Помимо ранней истории монашества в Египте мы коснемся и истории более поздней, начиная с конца V в. Совсем не сказать о той монашеской жизни, которая продолжалась на географическом месте начала египетского подвижничества, значило бы лишить изложение исторической перспективы. Самое же главное — мне хотелось продемонстрировать, как полезно бывает иногда опираться на знание той самой среды, которая донесла до нас огромную часть древних источников первостепенной важности. Даже для тех, кто не проявляет специального интереса к средневековой истории Христианского Востока, некоторое знакомство с ней является методологической необходимостью хотя бы с точки зрения источниковедения.
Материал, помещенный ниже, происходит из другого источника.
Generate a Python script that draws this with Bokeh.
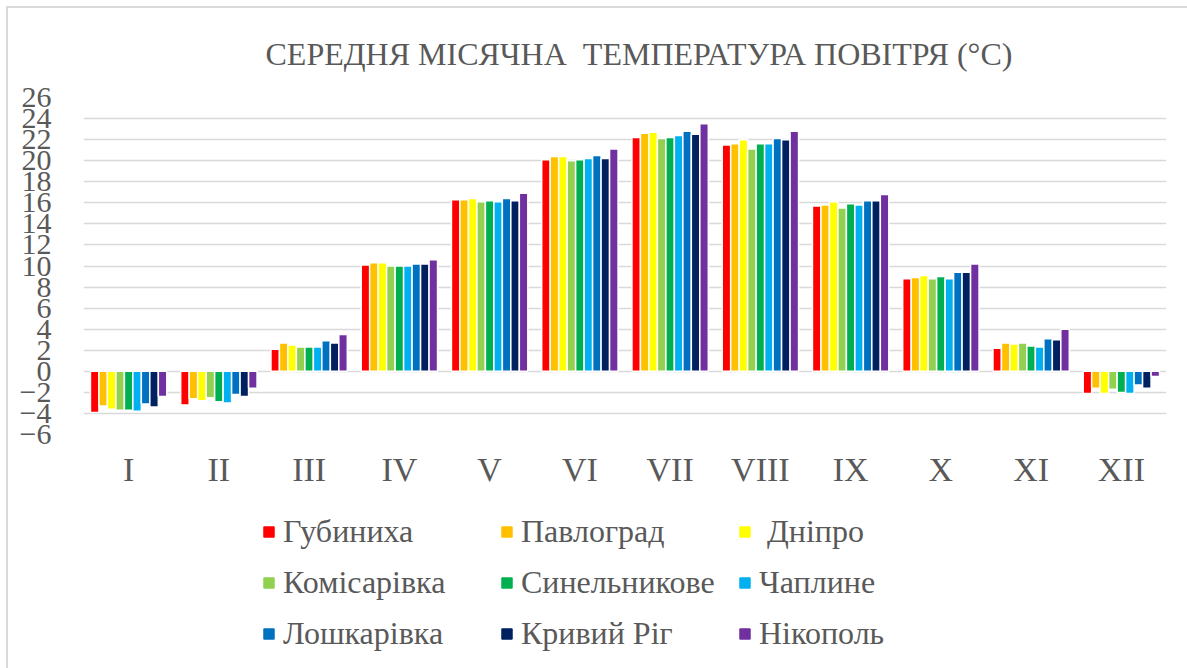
from bokeh.plotting import figure
from bokeh.layouts import column
from bokeh.models import FactorRange, FixedTicker, Legend, LegendItem, ColumnDataSource
from bokeh.transform import dodge
from bokeh.embed import file_html
from bokeh.resources import INLINE

months = ["I", "II", "III", "IV", "V", "VI", "VII", "VIII", "IX", "X", "XI", "XII"]
stations = ["Губиниха", "Павлоград", " Дніпро", "Комісарівка", "Синельникове",
            "Чаплине", "Лошкарівка", "Кривий Ріг", "Нікополь"]
colors = ["#FF0000", "#FFC000", "#FFFF00", "#92D050", "#00B050",
          "#00B0F0", "#0070C0", "#002060", "#7030A0"]

gubynykha = [-3.9, -3.2, 2.1, 10.1, 16.3, 20.1, 22.2, 21.5, 15.7, 8.8, 2.2, -2.1]
pavlohrad = [-3.3, -2.6, 2.7, 10.3, 16.3, 20.4, 22.6, 21.6, 15.8, 8.9, 2.7, -1.6]
dnipro = [-3.6, -2.8, 2.5, 10.3, 16.4, 20.4, 22.7, 22.0, 16.1, 9.1, 2.6, -2.1]
komisarivka = [-3.7, -2.5, 2.3, 10.0, 16.1, 20.0, 22.1, 21.1, 15.5, 8.8, 2.7, -1.7]
synelnykove = [-3.7, -2.9, 2.3, 10.0, 16.2, 20.1, 22.2, 21.6, 15.9, 9.0, 2.4, -2.0]
chapline = [-3.8, -3.0, 2.3, 10.0, 16.1, 20.2, 22.4, 21.6, 15.8, 8.8, 2.3, -2.1]
loshkarivka = [-3.1, -2.2, 2.9, 10.2, 16.4, 20.5, 22.8, 22.1, 16.2, 9.4, 3.1, -1.3]
kryvyi_rih = [-3.4, -2.4, 2.7, 10.2, 16.2, 20.2, 22.5, 22.0, 16.2, 9.4, 3.0, -1.6]
nikopol = [-2.4, -1.6, 3.5, 10.6, 16.9, 21.1, 23.5, 22.8, 16.8, 10.2, 4.0, -0.5]

series = [gubynykha, pavlohrad, dnipro, komisarivka, synelnykove,
          chapline, loshkarivka, kryvyi_rih, nikopol]
y_ticks = list(range(-6, 27, 2))
title_text = "СЕРЕДНЯ МІСЯЧНА\u00a0 ТЕМПЕРАТУРА ПОВІТРЯ (°С)"

FONT = "Liberation Serif"
GRAY = "#595959"

p = figure(x_range=FactorRange(*months), y_range=(-6, 26), title=title_text,
           width=1179, height=497, output_backend="svg", toolbar_location=None,
           min_border_left=75, min_border_right=21, min_border_top=89, min_border_bottom=71)
p.outline_line_color = None
p.background_fill_color = "white"
p.border_fill_color = "white"

p.title.text_font = FONT
p.title.text_font_size = "32px"
p.title.text_font_style = "normal"
p.title.text_color = GRAY
p.title.align = "left"
p.title.vertical_align = "middle"
p.title.offset = 182
p.title.standoff = 49

data = {"month": months}
for i, s in enumerate(series):
    data[f"s{i}"] = s
src = ColumnDataSource(data)

step = 0.094
for i, col in enumerate(colors):
    p.vbar(x=dodge("month", (i - 4) * step, range=p.x_range), top=f"s{i}", bottom=0,
           width=step, source=src, fill_color=col, line_color="white", line_width=1.5)

p.xgrid.grid_line_color = None
p.ygrid.grid_line_color = "#D9D9D9"
p.ygrid.grid_line_width = 1.4
p.yaxis.ticker = FixedTicker(ticks=y_ticks)
for ax in (p.xaxis, p.yaxis):
    ax.axis_line_color = None
    ax.major_tick_line_color = None
    ax.minor_tick_line_color = None
    ax.major_label_text_font = FONT
    ax.major_label_text_color = GRAY
p.yaxis.major_label_text_font_size = "30px"
p.xaxis.major_label_text_font_size = "34px"
p.yaxis.major_label_standoff = 26
p.xaxis.major_label_standoff = 10

# legend on its own canvas below the chart (items ordered so rows read left to right)
lf = figure(width=1179, height=163, output_backend="svg", toolbar_location=None,
            x_axis_type=None, y_axis_type=None, x_range=(0, 1), y_range=(0, 1),
            min_border_left=0, min_border_right=0, min_border_top=0, min_border_bottom=0)
lf.outline_line_color = None
lf.grid.visible = False
renderers = []
for i, col in enumerate(colors):
    idx = list(range(len(months)))
    lsrc = ColumnDataSource({"left": idx, "right": [k + 1 for k in idx], "top": series[i]})
    r = lf.quad(left="left", right="right", bottom=0, top="top", source=lsrc,
                fill_color=col, line_color=col)
    r.visible = False
    renderers.append(r)
order = [0, 3, 6, 1, 4, 7, 2, 5, 8]
items = [LegendItem(label=stations[k], renderers=[renderers[k]]) for k in order]
legend = Legend(items=items, ncols=3, location=(179, 16),
                label_text_font=FONT, label_text_font_size="32px", label_text_color=GRAY,
                glyph_width=13, glyph_height=13, label_standoff=8, spacing=14,
                label_width=203, padding=0, margin=0, border_line_color=None,
                background_fill_alpha=0, inactive_fill_alpha=0)
lf.add_layout(legend, "center")

layout = column(p, lf, spacing=0,
                styles={"border-top": "2px solid #d9d9d9", "border-left": "2px solid #d9d9d9",
                        "margin-left": "6px", "margin-top": "6px"})

open("out.html", "w").write(file_html(layout, INLINE))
Нужно немного сказать и о том, чего в книге не будет.
Мы сознательно отказываемся от задачи огромной важности, но и слишком большой сложности — представить египетское монашество в контексте других форм аскетической жизни, развивавшихся параллельно или во взаимодействии с ним в остальных частях христианского мiра. Современная наука располагает довольно целостным представлением о развитии монашества на сирийском Востоке [3] (после Египта это наиболее важный для истории монашества регион), на латинском Западе, [4] в Византии. [5] Накоплены некоторые, но все еще весьма фрагментарные, сведения о египетском монашестве VI и более поздних веков, монашестве эфиопском [6] и о тех формах аскетической жизни, которые были распространены в доникейском христианском и дохристианском иудейском мiре. [7] Но, по всей видимости, еще не пришло время создавать «общую историю христианского монашества», и лучшее, на что мы тут можем рассчитывать, — это серия зарисовок отдельных периодов по отдельным регионам. Одной такой зарисовкой мы и ограничимся.